Report the number of lines in these entries that contain "code". Write only the number.

** begin **

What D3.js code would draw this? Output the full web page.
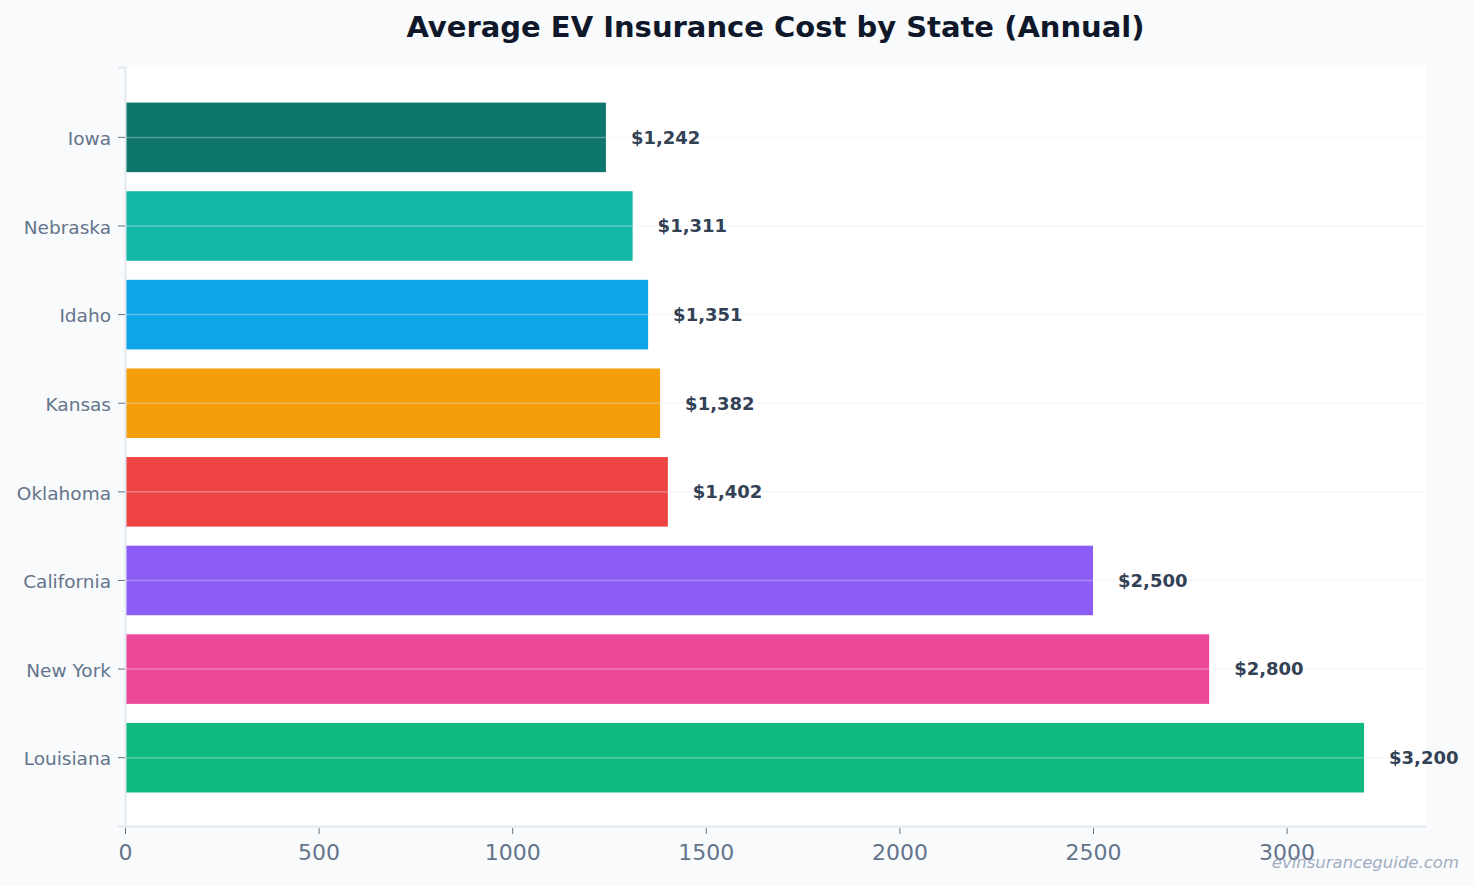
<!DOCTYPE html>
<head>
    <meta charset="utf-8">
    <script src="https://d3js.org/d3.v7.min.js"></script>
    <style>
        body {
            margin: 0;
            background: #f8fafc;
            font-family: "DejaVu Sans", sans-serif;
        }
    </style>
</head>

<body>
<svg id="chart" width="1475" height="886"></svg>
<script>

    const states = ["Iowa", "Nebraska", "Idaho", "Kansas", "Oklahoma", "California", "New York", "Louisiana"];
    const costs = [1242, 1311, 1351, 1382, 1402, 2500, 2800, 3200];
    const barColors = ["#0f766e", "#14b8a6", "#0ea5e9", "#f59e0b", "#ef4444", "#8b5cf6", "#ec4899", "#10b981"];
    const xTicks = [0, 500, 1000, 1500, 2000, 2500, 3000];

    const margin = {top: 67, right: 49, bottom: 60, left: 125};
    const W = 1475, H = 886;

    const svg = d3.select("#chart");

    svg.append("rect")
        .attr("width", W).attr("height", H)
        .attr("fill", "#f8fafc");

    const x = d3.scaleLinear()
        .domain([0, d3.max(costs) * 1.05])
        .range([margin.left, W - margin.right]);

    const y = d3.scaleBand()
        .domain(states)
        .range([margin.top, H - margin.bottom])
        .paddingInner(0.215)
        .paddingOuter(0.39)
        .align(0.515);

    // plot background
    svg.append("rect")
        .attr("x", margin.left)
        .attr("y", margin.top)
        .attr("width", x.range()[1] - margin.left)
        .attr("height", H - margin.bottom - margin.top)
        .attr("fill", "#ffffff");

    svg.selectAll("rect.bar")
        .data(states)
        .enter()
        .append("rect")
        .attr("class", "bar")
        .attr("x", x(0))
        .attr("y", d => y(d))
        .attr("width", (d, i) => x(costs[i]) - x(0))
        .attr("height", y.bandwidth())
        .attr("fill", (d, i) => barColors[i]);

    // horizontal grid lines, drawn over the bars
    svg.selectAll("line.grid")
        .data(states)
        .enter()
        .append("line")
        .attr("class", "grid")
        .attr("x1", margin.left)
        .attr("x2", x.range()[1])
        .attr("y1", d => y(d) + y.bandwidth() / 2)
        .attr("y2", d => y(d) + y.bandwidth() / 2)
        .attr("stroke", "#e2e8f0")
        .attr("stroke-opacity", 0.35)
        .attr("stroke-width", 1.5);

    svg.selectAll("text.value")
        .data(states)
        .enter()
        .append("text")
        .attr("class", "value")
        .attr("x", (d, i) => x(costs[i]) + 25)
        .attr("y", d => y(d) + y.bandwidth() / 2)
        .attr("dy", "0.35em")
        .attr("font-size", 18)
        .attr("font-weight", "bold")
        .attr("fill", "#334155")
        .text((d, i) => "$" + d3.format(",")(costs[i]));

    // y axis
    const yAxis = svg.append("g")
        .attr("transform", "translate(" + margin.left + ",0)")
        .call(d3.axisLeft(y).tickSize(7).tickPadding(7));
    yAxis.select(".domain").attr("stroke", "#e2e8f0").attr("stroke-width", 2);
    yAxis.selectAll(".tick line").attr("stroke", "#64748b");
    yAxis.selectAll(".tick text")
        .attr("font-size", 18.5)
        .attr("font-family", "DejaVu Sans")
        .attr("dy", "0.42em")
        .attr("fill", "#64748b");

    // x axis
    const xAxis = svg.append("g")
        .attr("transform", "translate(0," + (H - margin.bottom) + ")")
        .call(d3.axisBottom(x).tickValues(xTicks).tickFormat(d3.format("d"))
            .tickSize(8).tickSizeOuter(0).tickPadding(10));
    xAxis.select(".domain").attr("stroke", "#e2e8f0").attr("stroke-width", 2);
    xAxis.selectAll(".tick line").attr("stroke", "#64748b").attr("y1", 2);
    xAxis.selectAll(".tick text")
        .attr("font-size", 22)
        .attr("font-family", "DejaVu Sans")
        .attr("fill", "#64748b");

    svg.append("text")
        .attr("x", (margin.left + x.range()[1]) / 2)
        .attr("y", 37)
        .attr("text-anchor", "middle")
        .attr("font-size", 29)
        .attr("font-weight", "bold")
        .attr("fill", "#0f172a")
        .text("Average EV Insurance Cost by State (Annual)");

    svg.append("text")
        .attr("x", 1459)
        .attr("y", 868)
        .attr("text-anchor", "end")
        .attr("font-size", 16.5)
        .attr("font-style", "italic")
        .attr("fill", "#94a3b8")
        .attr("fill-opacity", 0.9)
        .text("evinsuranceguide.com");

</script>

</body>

** end **
** begin **

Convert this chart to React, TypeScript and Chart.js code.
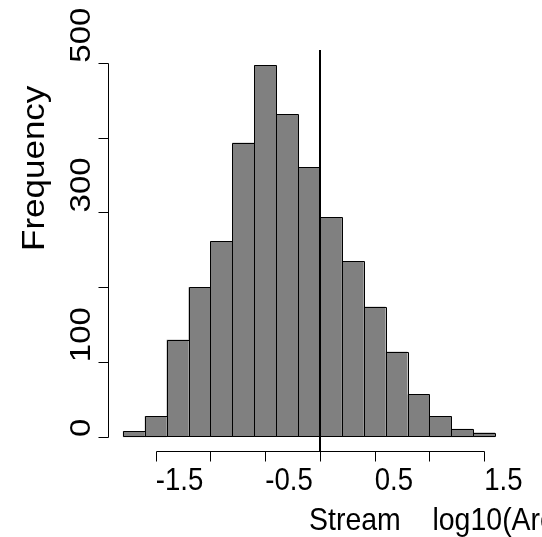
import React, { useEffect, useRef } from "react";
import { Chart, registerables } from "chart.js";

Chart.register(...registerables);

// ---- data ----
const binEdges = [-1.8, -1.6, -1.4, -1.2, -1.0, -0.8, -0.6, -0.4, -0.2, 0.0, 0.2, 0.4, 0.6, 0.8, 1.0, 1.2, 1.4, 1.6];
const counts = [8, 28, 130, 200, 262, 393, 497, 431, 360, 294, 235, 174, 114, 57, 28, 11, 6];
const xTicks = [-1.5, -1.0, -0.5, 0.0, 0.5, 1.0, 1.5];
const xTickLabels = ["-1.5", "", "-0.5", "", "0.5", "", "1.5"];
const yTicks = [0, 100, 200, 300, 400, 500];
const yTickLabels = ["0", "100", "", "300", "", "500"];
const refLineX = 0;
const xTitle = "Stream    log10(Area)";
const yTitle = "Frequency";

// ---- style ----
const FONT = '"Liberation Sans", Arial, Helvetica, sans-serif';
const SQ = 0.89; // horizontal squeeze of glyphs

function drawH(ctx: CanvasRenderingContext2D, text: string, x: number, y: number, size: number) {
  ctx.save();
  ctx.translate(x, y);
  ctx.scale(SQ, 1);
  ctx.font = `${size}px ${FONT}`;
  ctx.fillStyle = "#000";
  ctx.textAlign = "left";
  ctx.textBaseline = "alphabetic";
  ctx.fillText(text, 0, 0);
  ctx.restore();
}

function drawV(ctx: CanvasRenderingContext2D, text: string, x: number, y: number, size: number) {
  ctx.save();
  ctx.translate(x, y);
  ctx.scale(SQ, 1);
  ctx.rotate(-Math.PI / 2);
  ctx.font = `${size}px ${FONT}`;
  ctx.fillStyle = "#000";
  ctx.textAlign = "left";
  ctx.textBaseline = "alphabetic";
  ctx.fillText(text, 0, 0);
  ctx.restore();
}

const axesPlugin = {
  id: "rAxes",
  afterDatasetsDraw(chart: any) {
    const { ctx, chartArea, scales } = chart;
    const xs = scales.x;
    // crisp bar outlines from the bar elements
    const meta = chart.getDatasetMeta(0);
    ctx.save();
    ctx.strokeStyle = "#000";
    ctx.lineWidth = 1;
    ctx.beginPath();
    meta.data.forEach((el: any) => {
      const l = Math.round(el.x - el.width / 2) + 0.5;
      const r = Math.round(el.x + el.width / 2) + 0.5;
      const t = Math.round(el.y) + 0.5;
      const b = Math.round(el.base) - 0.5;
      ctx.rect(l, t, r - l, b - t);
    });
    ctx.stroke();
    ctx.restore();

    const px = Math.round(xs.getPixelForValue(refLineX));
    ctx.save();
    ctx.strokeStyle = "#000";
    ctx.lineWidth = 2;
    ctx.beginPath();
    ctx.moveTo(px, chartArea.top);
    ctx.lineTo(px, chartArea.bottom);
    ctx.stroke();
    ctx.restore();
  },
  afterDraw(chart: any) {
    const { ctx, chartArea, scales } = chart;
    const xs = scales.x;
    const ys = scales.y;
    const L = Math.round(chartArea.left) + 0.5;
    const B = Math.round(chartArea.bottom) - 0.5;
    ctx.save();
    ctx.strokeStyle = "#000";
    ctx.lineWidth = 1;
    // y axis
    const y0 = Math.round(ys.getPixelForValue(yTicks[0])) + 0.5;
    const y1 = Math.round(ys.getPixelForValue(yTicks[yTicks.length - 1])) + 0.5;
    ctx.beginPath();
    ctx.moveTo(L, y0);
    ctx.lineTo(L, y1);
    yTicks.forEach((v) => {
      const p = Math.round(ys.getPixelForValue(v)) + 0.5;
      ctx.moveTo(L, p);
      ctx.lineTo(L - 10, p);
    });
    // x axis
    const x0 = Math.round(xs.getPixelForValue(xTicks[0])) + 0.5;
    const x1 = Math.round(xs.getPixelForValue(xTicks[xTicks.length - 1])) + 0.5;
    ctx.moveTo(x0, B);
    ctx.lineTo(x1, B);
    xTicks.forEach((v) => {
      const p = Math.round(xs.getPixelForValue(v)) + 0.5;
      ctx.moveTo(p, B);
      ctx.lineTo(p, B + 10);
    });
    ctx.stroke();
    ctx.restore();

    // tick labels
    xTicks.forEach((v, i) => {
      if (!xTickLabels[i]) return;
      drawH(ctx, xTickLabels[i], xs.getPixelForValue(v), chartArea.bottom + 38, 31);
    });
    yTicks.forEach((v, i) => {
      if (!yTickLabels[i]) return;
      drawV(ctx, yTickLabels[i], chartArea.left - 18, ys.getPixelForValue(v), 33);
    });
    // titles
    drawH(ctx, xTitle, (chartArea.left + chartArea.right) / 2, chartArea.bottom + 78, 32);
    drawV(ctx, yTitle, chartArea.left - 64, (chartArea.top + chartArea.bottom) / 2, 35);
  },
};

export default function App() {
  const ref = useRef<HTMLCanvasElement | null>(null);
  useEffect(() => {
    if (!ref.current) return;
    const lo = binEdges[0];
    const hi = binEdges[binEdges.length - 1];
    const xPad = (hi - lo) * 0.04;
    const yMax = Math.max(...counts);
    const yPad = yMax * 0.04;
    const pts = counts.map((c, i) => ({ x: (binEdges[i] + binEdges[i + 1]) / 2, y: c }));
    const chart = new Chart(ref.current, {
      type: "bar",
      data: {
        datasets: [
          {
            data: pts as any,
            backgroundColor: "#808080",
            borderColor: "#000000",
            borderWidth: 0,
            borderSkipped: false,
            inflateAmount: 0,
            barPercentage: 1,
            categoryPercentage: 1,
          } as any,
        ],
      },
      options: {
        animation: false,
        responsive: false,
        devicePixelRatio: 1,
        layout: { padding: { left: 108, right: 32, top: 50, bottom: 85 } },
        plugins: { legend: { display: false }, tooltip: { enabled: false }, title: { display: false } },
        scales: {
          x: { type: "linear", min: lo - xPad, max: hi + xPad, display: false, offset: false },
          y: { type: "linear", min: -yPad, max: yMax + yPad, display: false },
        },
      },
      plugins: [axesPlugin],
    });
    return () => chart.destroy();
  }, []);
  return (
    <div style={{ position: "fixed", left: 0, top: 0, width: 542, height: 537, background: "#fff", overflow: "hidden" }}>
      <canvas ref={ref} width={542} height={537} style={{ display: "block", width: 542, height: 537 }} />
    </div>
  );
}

** end **
** begin **

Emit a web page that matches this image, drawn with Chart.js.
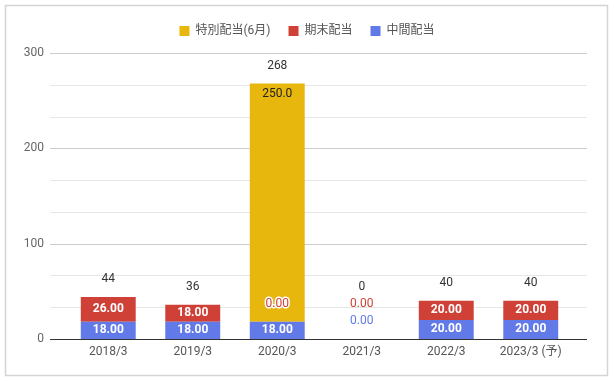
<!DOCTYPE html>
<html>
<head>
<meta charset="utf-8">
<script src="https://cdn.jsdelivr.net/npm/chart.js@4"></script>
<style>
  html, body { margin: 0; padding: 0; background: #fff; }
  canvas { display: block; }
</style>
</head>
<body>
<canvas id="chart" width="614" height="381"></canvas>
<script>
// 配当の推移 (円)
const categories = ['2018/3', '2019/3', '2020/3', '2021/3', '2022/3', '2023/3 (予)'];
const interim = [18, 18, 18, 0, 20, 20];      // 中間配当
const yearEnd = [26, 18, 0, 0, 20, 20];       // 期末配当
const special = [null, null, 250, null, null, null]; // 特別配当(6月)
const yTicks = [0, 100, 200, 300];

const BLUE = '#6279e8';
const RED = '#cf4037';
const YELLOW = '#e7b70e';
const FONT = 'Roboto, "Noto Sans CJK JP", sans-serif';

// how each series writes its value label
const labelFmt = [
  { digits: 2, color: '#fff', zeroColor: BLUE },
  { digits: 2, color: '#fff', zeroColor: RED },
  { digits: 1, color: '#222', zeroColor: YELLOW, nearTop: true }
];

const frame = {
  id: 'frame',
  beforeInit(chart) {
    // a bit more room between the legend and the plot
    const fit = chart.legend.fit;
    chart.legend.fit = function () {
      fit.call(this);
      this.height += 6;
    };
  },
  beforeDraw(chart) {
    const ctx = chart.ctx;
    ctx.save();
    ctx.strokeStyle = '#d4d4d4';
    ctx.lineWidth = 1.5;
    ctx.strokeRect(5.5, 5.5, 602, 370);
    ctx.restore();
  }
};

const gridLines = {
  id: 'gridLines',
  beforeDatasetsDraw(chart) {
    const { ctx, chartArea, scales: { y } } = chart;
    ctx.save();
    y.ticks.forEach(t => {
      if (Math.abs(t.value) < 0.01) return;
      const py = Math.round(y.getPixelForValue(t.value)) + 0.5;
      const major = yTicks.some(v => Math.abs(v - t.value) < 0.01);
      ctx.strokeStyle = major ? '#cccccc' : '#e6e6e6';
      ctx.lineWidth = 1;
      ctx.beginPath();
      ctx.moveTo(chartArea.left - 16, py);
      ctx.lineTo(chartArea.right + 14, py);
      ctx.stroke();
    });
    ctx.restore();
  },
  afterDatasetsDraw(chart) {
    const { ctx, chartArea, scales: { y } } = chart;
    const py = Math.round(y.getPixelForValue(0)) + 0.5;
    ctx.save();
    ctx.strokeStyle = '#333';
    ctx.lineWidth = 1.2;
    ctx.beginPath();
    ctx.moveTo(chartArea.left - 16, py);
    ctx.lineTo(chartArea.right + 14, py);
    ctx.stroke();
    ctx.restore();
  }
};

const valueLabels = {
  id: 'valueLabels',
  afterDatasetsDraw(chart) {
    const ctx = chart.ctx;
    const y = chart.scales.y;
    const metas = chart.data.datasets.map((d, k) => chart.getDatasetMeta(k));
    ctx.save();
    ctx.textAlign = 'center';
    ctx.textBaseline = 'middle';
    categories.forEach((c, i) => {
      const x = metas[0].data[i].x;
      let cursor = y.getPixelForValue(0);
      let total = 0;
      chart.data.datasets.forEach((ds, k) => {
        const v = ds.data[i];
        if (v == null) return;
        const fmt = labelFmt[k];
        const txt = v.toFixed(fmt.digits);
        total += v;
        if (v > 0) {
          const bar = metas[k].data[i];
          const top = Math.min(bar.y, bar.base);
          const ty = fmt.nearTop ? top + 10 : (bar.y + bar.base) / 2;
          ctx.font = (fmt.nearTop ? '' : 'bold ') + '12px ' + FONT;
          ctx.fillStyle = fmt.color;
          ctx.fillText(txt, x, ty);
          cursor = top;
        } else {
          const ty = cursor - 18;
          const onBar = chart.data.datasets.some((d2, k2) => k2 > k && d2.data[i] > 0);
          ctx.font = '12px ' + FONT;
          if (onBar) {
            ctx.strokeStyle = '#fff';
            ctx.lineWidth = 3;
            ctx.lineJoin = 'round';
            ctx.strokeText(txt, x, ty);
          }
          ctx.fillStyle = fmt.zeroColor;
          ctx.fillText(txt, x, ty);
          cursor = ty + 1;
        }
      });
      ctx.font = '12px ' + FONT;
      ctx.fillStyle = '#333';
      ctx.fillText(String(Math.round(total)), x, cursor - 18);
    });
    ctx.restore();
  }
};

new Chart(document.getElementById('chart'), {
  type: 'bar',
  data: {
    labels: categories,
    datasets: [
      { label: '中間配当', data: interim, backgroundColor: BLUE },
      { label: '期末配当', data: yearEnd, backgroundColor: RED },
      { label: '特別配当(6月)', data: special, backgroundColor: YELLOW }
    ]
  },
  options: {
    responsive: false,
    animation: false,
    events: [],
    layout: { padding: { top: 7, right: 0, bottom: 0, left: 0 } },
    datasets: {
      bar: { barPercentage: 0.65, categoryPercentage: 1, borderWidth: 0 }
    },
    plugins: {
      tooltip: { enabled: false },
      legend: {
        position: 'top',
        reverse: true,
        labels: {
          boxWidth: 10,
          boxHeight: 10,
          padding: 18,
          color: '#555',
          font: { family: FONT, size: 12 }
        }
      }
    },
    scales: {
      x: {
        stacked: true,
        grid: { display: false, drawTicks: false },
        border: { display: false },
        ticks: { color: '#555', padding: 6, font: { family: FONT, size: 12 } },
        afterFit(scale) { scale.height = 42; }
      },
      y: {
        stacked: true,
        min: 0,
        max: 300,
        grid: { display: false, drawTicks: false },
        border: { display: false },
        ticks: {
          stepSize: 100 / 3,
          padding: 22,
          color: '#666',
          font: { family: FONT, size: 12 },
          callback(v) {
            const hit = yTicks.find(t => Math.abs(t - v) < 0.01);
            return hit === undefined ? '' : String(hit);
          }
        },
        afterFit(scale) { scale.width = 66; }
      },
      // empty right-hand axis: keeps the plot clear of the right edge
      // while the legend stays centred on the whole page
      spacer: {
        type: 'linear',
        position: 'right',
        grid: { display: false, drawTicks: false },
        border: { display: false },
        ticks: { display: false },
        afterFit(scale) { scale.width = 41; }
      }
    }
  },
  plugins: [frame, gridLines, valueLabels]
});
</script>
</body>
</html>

** end **

- Exercise result -
2